KETANJI BROWN JACKSON, United States District Judge

Plaintiff Claudia Barber served as an Administrative Law Judge ("ALJ") for the District of Columbia Office of Administrative Hearings ("OAH") for eleven years, from August of 2005 until August of 2016, when she was terminated from that position. (See, e.g. , First Am. Compl. ("Barber I Compl."), ECF No. 11, ¶ 8; Compl. ("Barber II Compl."), No. 17-cv-1680, ECF No. 1-3, ¶ 7.)1 In two consolidated complaints, Barber brings eleven claims against five defendants related to her tenure and eventual termination.2 Generally speaking, Barber alleges that despite meeting or exceeding performance expectations throughout her service as an ALJ at OAH, she experienced discrimination based on her race and color, including repeated denials of promotions. (See Barber I Compl. ¶ 8; Barber II Compl. ¶¶ 7–18.) Barber also claims that her supervisors retaliated against her between November of 2014 and January of 2016, after she made both formal and informal complaints to management about racial discrimination

394 F.Supp.3d 55

and other concerns. (See Barber I Compl. ¶¶ 60–62; Barber II Compl. ¶¶ 8–18, 38–39, 55–56.)

Before this Court at present are two motions that Defendants have filed, which, collectively, seek to dismiss all of the counts in Barber's two consolidated complaints for various reasons. (See Dist. Defs.' Mot. to Dismiss Pl.'s Compl. with Prejudice ("Dist. Defs.' Mot."), ECF No 25; Def. Jarashow's Mot. to Dismiss ("Jarashow's Mot."), ECF No. 26.) As explained below, this Court concludes that the Defendants' motions must be GRANTED IN PART AND DENIED IN PART . In short, the Court will dismiss all of the counts that pertain to constitutional and tort claims, but will permit the counts that relate to employment discrimination and retaliation to proceed.

I.

The facts recited in this opinion are gleaned from Barber's consolidated complaints and must be accepted as true, see Bell Atlantic Corp. v. Twombly , 550 U.S. 544, 555–56, 127 S.Ct. 1955, 167 L.Ed.2d 929 (2007) ; notably, they need not be recounted in full for the purpose of the instant ruling. It suffices to say here that Barber alleges that despite meeting or exceeding performance expectations throughout her tenure as an ALJ at OAH, she experienced discrimination based on her race and color—including repeated denials of promotions—as well as retaliation when she made complaints about her supervisors' allegedly discriminatory practices. (See Barber I Compl. ¶ 8; Barber II Compl. ¶¶ 7–18.)

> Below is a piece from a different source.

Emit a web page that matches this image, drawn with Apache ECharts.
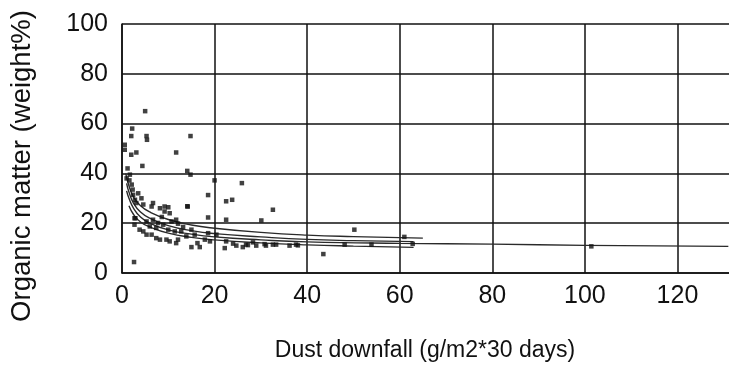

Three examples illustrate some of the many alleged instances of discrimination and retaliation that are recounted in Barber's consolidated complaints. Barber alleges that in November of 2014, she complained to Wanda Tucker, the interim Chief ALJ, that "African American ALJs routinely received less complex and less serious cases than their Caucasian counterparts." (Barber II Compl. ¶ 8.) Approximately three days after complaining to Tucker, Barber allegedly was not assigned to a Principal ALJ ("PALJ") position to fill a vacancy, even though she had been routinely assigned to fill such vacancies over the previous nine years. (Id. ) Several months later, when another PALJ position opened up, Tucker allegedly "instituted unreasonable selection criteria in an effort to disqualify and retaliate against [Barber]" and to "discourage and eliminate African American ALJs from applying for the open position[.]" (Id. ¶ 13.) Indeed, Barber alleges that when she expressed her interest in the position, Tucker required her to complete "the equivalent of a literacy test, which ... Barber found humiliating." (Id. ) And eventually Paul Handy, a Caucasian male, was selected for the PALJ position. (Id. ) Thereafter, in January of 2016, OAH Chief ALJ Eugene Adams "announced a new plan for the fair selection of PALJs" whereby the OAH would "promote those ALJs who volunteer to be PALJs alphabetically[,]" and under this new system, Barber was allegedly the next ALJ slated to be promoted. (Id. ¶ 18.) However, Barber alleges that Adams promoted a Caucasian woman over her instead, ignoring the selection plan. (Id. ) According to Barber's pleadings, this "was the third time a less qualified Caucasian ALJ was selected for a PALJ position over ... Barber." (Id. )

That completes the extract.